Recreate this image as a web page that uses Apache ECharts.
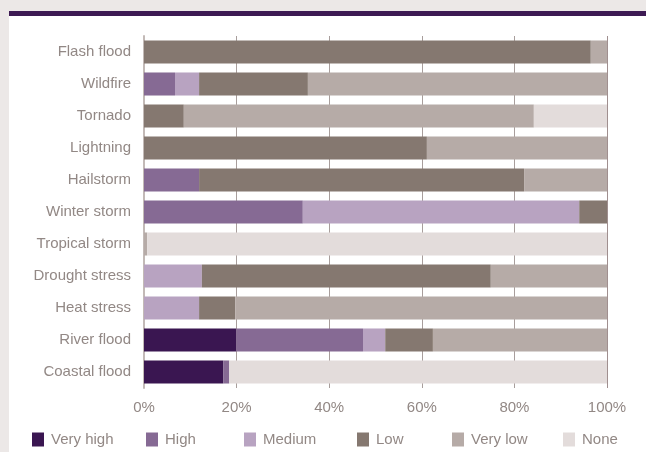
<!DOCTYPE html>
<html>
<head>
<meta charset="utf-8">
<script src="https://cdn.jsdelivr.net/npm/echarts@6/dist/echarts.min.js"></script>
<style>
  html, body { margin: 0; padding: 0; background: #ece8e7; }
  #panel { position: absolute; left: 9px; top: 11px; width: 637px; height: 441px;
           background: #ffffff; border-top: 5px solid #3d1a53; box-sizing: border-box; }
  #chart { position: absolute; left: 0; top: 0; width: 646px; height: 452px; }
</style>
</head>
<body>
<div id="panel"></div>
<div id="chart"></div>
<script>
// Hazard categories, top to bottom
const categories = ['Flash flood', 'Wildfire', 'Tornado', 'Lightning', 'Hailstorm', 'Winter storm',
  'Tropical storm', 'Drought stress', 'Heat stress', 'River flood', 'Coastal flood'];

// Share of exposure (%) per risk level
const veryHigh = [0, 0, 0, 0, 0, 0, 0, 0, 0, 19.9, 17.1];
const high     = [0, 6.7, 0, 0, 11.9, 34.3, 0, 0, 0, 27.4, 1.3];
const medium   = [0, 5.2, 0, 0, 0, 59.7, 0, 12.5, 11.9, 4.8, 0];
const low      = [96.5, 23.5, 8.6, 61.1, 70.2, 6.0, 0, 62.4, 7.8, 10.3, 0];
const veryLow  = [3.5, 64.6, 75.6, 38.9, 17.9, 0, 0.7, 25.1, 80.3, 37.6, 0];
const none     = [0, 0, 15.8, 0, 0, 0, 99.3, 0, 0, 0, 81.6];

const levelNames = ['Very high', 'High', 'Medium', 'Low', 'Very low', 'None'];
const levelValues = [veryHigh, high, medium, low, veryLow, none];
const levelColors = ['#3a1651', '#866a94', '#b8a3c1', '#857870', '#b6aba7', '#e3dcdb'];
const legendLefts = [32, 146, 244, 357, 452, 563];

const textColor = '#928885';
const fontFamily = '"Liberation Sans", Arial, sans-serif';

const chart = echarts.init(document.getElementById('chart'), null, { renderer: 'canvas' });

chart.setOption({
  backgroundColor: 'transparent',
  animation: false,
  textStyle: { fontFamily: fontFamily },
  grid: { left: 144, right: 39, top: 36, bottom: 64, containLabel: false },
  legend: levelNames.map((name, i) => ({
    data: [name],
    left: legendLefts[i],
    top: 432,
    padding: 0,
    icon: 'rect',
    itemWidth: 12,
    itemHeight: 14,
    selectedMode: false,
    textStyle: { color: textColor, fontSize: 15, fontFamily: fontFamily, padding: [0, 0, 0, 2] }
  })),
  xAxis: {
    type: 'value',
    min: 0,
    max: 100,
    interval: 20,
    axisLine: { show: false },
    axisTick: { show: false },
    axisLabel: { formatter: '{value}%', color: textColor, fontSize: 15, margin: 12, fontFamily: fontFamily },
    splitLine: {
      show: true,
      lineStyle: { color: ['#c3bab7', '#a89e9c', '#a89e9c', '#a89e9c', '#a89e9c', '#a08f8f'], width: 1 }
    }
  },
  yAxis: {
    type: 'category',
    data: categories,
    inverse: true,
    axisLine: { show: true, lineStyle: { color: '#c3bab7', width: 2 } },
    axisTick: { show: false },
    axisLabel: { color: textColor, fontSize: 15, margin: 13, fontFamily: fontFamily }
  },
  series: levelNames.map((name, i) => ({
    name: name,
    type: 'bar',
    stack: 'total',
    barCategoryGap: '28%',
    itemStyle: { color: levelColors[i] },
    emphasis: { disabled: true },
    data: levelValues[i]
  }))
});
</script>
</body>
</html>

Problem details – Skipping the pictures, transcribe each line above exactly as it appears.

Result of the exercise –
Recreate this image as a web page that uses Apache ECharts.
<!DOCTYPE html>
<html>
<head>
<meta charset="utf-8">
<script src="https://cdn.jsdelivr.net/npm/echarts@6/dist/echarts.min.js"></script>
<style>
  html, body { margin: 0; padding: 0; background: #ece8e7; }
  #panel { position: absolute; left: 9px; top: 11px; width: 637px; height: 441px;
           background: #ffffff; border-top: 5px solid #3d1a53; box-sizing: border-box; }
  #chart { position: absolute; left: 0; top: 0; width: 646px; height: 452px; }
</style>
</head>
<body>
<div id="panel"></div>
<div id="chart"></div>
<script>
// Hazard categories, top to bottom
const categories = ['Flash flood', 'Wildfire', 'Tornado', 'Lightning', 'Hailstorm', 'Winter storm',
  'Tropical storm', 'Drought stress', 'Heat stress', 'River flood', 'Coastal flood'];

// Share of exposure (%) per risk level
const veryHigh = [0, 0, 0, 0, 0, 0, 0, 0, 0, 19.9, 17.1];
const high     = [0, 6.7, 0, 0, 11.9, 34.3, 0, 0, 0, 27.4, 1.3];
const medium   = [0, 5.2, 0, 0, 0, 59.7, 0, 12.5, 11.9, 4.8, 0];
const low      = [96.5, 23.5, 8.6, 61.1, 70.2, 6.0, 0, 62.4, 7.8, 10.3, 0];
const veryLow  = [3.5, 64.6, 75.6, 38.9, 17.9, 0, 0.7, 25.1, 80.3, 37.6, 0];
const none     = [0, 0, 15.8, 0, 0, 0, 99.3, 0, 0, 0, 81.6];

const levelNames = ['Very high', 'High', 'Medium', 'Low', 'Very low', 'None'];
const levelValues = [veryHigh, high, medium, low, veryLow, none];
const levelColors = ['#3a1651', '#866a94', '#b8a3c1', '#857870', '#b6aba7', '#e3dcdb'];
const legendLefts = [32, 146, 244, 357, 452, 563];

const textColor = '#928885';
const fontFamily = '"Liberation Sans", Arial, sans-serif';

const chart = echarts.init(document.getElementById('chart'), null, { renderer: 'canvas' });

chart.setOption({
  backgroundColor: 'transparent',
  animation: false,
  textStyle: { fontFamily: fontFamily },
  grid: { left: 144, right: 39, top: 36, bottom: 64, containLabel: false },
  legend: levelNames.map((name, i) => ({
    data: [name],
    left: legendLefts[i],
    top: 432,
    padding: 0,
    icon: 'rect',
    itemWidth: 12,
    itemHeight: 14,
    selectedMode: false,
    textStyle: { color: textColor, fontSize: 15, fontFamily: fontFamily, padding: [0, 0, 0, 2] }
  })),
  xAxis: {
    type: 'value',
    min: 0,
    max: 100,
    interval: 20,
    axisLine: { show: false },
    axisTick: { show: false },
    axisLabel: { formatter: '{value}%', color: textColor, fontSize: 15, margin: 12, fontFamily: fontFamily },
    splitLine: {
      show: true,
      lineStyle: { color: ['#c3bab7', '#a89e9c', '#a89e9c', '#a89e9c', '#a89e9c', '#a08f8f'], width: 1 }
    }
  },
  yAxis: {
    type: 'category',
    data: categories,
    inverse: true,
    axisLine: { show: true, lineStyle: { color: '#c3bab7', width: 2 } },
    axisTick: { show: false },
    axisLabel: { color: textColor, fontSize: 15, margin: 13, fontFamily: fontFamily }
  },
  series: levelNames.map((name, i) => ({
    name: name,
    type: 'bar',
    stack: 'total',
    barCategoryGap: '28%',
    itemStyle: { color: levelColors[i] },
    emphasis: { disabled: true },
    data: levelValues[i]
  }))
});
</script>
</body>
</html>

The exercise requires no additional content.